Exercise instructions -> In how many lines of the data does the word "chart" appear? Give the number by itself.
_ _ _ _
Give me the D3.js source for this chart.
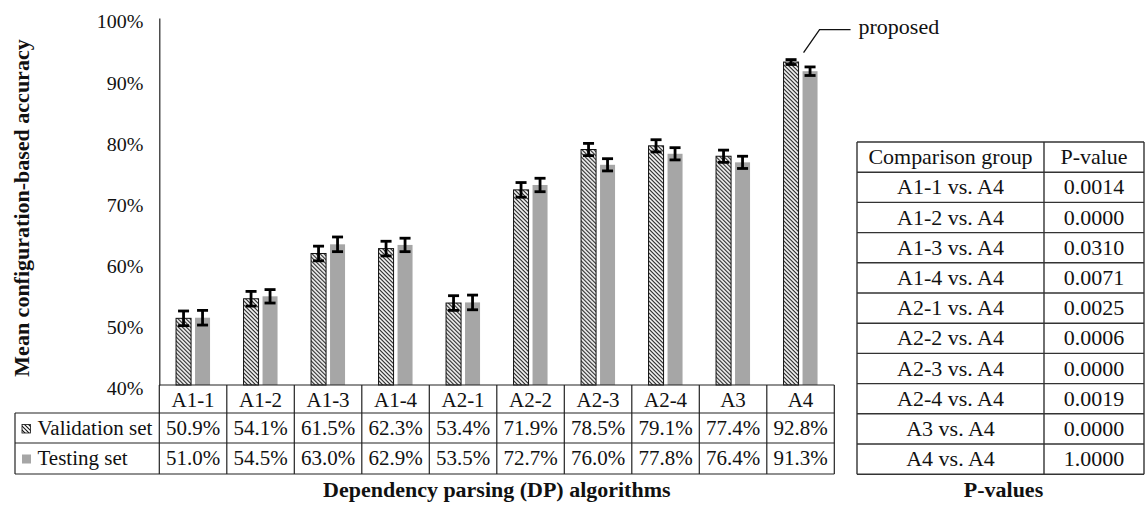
<!DOCTYPE html>
<html>
<head>
<meta charset="utf-8">
<script src="https://cdn.jsdelivr.net/npm/d3@7"></script>
<style>
  html, body { margin: 0; padding: 0; background: #fff; }
  svg { display: block; font-family: "Liberation Serif", "Times New Roman", serif; }
</style>
</head>
<body>
<svg id="chart" width="1145" height="506"></svg>
<script>
// Algorithm groups and their mean configuration-based accuracy (%)
const categories = ["A1-1", "A1-2", "A1-3", "A1-4", "A2-1", "A2-2", "A2-3", "A2-4", "A3", "A4"];
const validation = [50.9, 54.1, 61.5, 62.3, 53.4, 71.9, 78.5, 79.1, 77.4, 92.8];
const testing    = [51.0, 54.5, 63.0, 62.9, 53.5, 72.7, 76.0, 77.8, 76.4, 91.3];
// Error bar half-lengths (percentage points)
const validationErr = [1.2, 1.2, 1.2, 1.2, 1.2, 1.2, 1.0, 1.0, 1.0, 0.4];
const testingErr    = [1.2, 1.1, 1.2, 1.1, 1.2, 1.1, 1.0, 1.0, 1.0, 0.7];
const seriesNames = ["Validation set", "Testing set"];
const yTicks = [40, 50, 60, 70, 80, 90, 100];

// Significance table
const comparisonGroups = ["A1-1 vs. A4", "A1-2 vs. A4", "A1-3 vs. A4", "A1-4 vs. A4", "A2-1 vs. A4",
                          "A2-2 vs. A4", "A2-3 vs. A4", "A2-4 vs. A4", "A3 vs. A4", "A4 vs. A4"];
const pValues = ["0.0014", "0.0000", "0.0310", "0.0071", "0.0025",
                 "0.0006", "0.0000", "0.0019", "0.0000", "1.0000"];

const svg = d3.select("#chart");
const GRAY = "#a6a6a6";

// Hatch fill for the validation bars
const defs = svg.append("defs");
defs.append("pattern")
  .attr("id", "hatch")
  .attr("patternUnits", "userSpaceOnUse")
  .attr("width", 4).attr("height", 4)
  .append("path")
  .attr("d", "M-1,-1 L5,5 M-1,3 L1,5 M3,-1 L5,1")
  .attr("stroke", "#111").attr("stroke-width", 1.1);

// Text helper: slightly condensed vertically
function txt(g, x, y, s, o = {}) {
  const size = o.size || 21, sy = o.sy || 0.95;
  return g.append("text")
    .attr("transform", `translate(${x},${y}) scale(1,${sy})`)
    .attr("text-anchor", o.anchor || "middle")
    .style("font-size", size + "px")
    .style("font-weight", o.weight || "normal")
    .attr("fill", "#111")
    .text(s);
}

// Scales
const plotLeft = 159.3, plotRight = 834.3, plotTop = 18, plotBottom = 385;
const x = d3.scaleBand().domain(categories).range([plotLeft, plotRight]);
const bw = x.bandwidth();
const xs = d3.scaleBand().domain(["validation", "testing"])
  .range([bw / 2 - 17, bw / 2 + 17]).paddingInner(0.21);
const y = d3.scaleLinear().domain([40, 100]).range([plotBottom, plotTop]);

const rows = categories.map((c, i) => ({
  c,
  bars: [
    { key: "validation", v: validation[i], e: validationErr[i] },
    { key: "testing", v: testing[i], e: testingErr[i] }
  ]
}));

// Bars
const groups = svg.append("g").selectAll("g").data(rows).join("g")
  .attr("transform", d => `translate(${x(d.c)},0)`);

groups.selectAll("rect").data(d => d.bars).join("rect")
  .attr("x", d => xs(d.key))
  .attr("y", d => y(d.v))
  .attr("width", xs.bandwidth())
  .attr("height", d => y(40) - y(d.v))
  .attr("fill", d => d.key === "validation" ? "url(#hatch)" : GRAY)
  .attr("stroke", d => d.key === "validation" ? "#111" : "none")
  .attr("stroke-width", 1);

// Error bars
const eb = groups.selectAll("g.err").data(d => d.bars).join("g").attr("class", "err")
  .attr("transform", d => `translate(${xs(d.key) + xs.bandwidth() / 2},0)`)
  .attr("stroke", "#000").attr("stroke-width", 2.8);
eb.append("line").attr("x1", 0).attr("x2", 0)
  .attr("y1", d => y(d.v + d.e)).attr("y2", d => y(d.v - d.e));
eb.append("line").attr("x1", -5.5).attr("x2", 5.5)
  .attr("y1", d => y(d.v + d.e)).attr("y2", d => y(d.v + d.e));
eb.append("line").attr("x1", -5.5).attr("x2", 5.5)
  .attr("y1", d => y(d.v - d.e)).attr("y2", d => y(d.v - d.e));

// Y axis
const yAxis = svg.append("g")
  .attr("transform", `translate(${plotLeft},0)`)
  .call(d3.axisLeft(y).tickValues(yTicks).tickSize(0).tickSizeOuter(0).tickFormat(d => d + "%"));
yAxis.select(".domain").attr("stroke", "#222").attr("stroke-width", 1.2);
yAxis.selectAll(".tick text")
  .attr("x", -16).attr("dy", null).attr("y", 10.5)
  .attr("transform", "scale(1,0.95)")
  .style("font-family", "'Liberation Serif', serif")
  .style("font-size", "20px").attr("fill", "#111");

// Y title
svg.append("text")
  .attr("transform", `translate(29,208) rotate(-90)`)
  .attr("text-anchor", "middle")
  .style("font-size", "22px").style("font-weight", "bold").attr("fill", "#111")
  .text("Mean configuration-based accuracy");

// Data table below the plot
const tbl = svg.append("g");
const tLeft = 15, rowTop = plotBottom, row1 = 413, row2 = 443, row3 = 474;
const tline = (x1, y1, x2, y2) => tbl.append("line")
  .attr("x1", x1).attr("y1", y1).attr("x2", x2).attr("y2", y2)
  .attr("stroke", "#222").attr("stroke-width", 1.2);
tline(plotLeft, rowTop, plotRight, rowTop);
tline(tLeft, row1, plotRight, row1);
tline(tLeft, row2, plotRight, row2);
tline(tLeft, row3, plotRight, row3);
tline(tLeft, row1, tLeft, row3);
tline(plotLeft, rowTop, plotLeft, row3);
categories.forEach(c => tline(x(c) + bw, rowTop, x(c) + bw, row3));

categories.forEach((c, i) => {
  const cx = x(c) + bw / 2;
  txt(tbl, cx, (rowTop + row1) / 2 + 7.5, c);
  txt(tbl, cx, (row1 + row2) / 2 + 7, validation[i].toFixed(1) + "%");
  txt(tbl, cx, (row2 + row3) / 2 + 6, testing[i].toFixed(1) + "%");
});

// Legend keys inside the table
tbl.append("rect").attr("x", 22).attr("y", (row1 + row2) / 2 - 3.5).attr("width", 8.5).attr("height", 8.5)
  .attr("fill", "url(#hatch)").attr("stroke", "#111").attr("stroke-width", 0.8);
tbl.append("rect").attr("x", 22).attr("y", (row2 + row3) / 2 - 4).attr("width", 9).attr("height", 9)
  .attr("fill", GRAY);
txt(tbl, 37.5, (row1 + row2) / 2 + 7, seriesNames[0], { anchor: "start" });
txt(tbl, 37.5, (row2 + row3) / 2 + 6, seriesNames[1], { anchor: "start" });

// X title
txt(svg, (plotLeft + plotRight) / 2, 497, "Dependency parsing (DP) algorithms", { size: 22, weight: "bold" });

// Callout for the proposed method (A4, validation)
const a4 = categories.length - 1;
const cx0 = x(categories[a4]) + xs("validation") + xs.bandwidth() + 5;
const cy0 = y(validation[a4] + validationErr[a4]) - 7;
svg.append("path")
  .attr("d", `M${cx0},${cy0} L${cx0 + 16},${cy0 - 23} L${cx0 + 47},${cy0 - 23}`)
  .attr("fill", "none").attr("stroke", "#111").attr("stroke-width", 1.3);
txt(svg, cx0 + 55, cy0 - 18.5, "proposed", { size: 22, anchor: "start" });

// P-value table
const pt = svg.append("g");
const pL = 857, pM = 1044, pR = 1144, pTop = 142, pRowH = 30.2;
const nRows = comparisonGroups.length + 1;
const pline = (x1, y1, x2, y2) => pt.append("line")
  .attr("x1", x1).attr("y1", y1).attr("x2", x2).attr("y2", y2)
  .attr("stroke", "#333").attr("stroke-width", 1.4);
for (let r = 0; r <= nRows; r++) pline(pL, pTop + r * pRowH, pR, pTop + r * pRowH);
pline(pL, pTop, pL, pTop + nRows * pRowH);
pline(pM, pTop, pM, pTop + nRows * pRowH);
pline(pR, pTop, pR, pTop + nRows * pRowH);

const c1 = (pL + pM) / 2, c2 = (pM + pR) / 2;
txt(pt, c1, pTop + pRowH / 2 + 7, "Comparison group", { size: 22 });
txt(pt, c2, pTop + pRowH / 2 + 7, "P-value", { size: 22 });
comparisonGroups.forEach((g, i) => {
  const yy = pTop + (i + 1) * pRowH + pRowH / 2 + 7;
  txt(pt, c1, yy, g, { size: 22 });
  txt(pt, c2, yy, pValues[i], { size: 22 });
});
txt(svg, (pL + pR) / 2 + 3, 497, "P-values", { size: 22, weight: "bold" });
</script>
</body>
</html>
_ _ _ _
Response to this exercise -> 3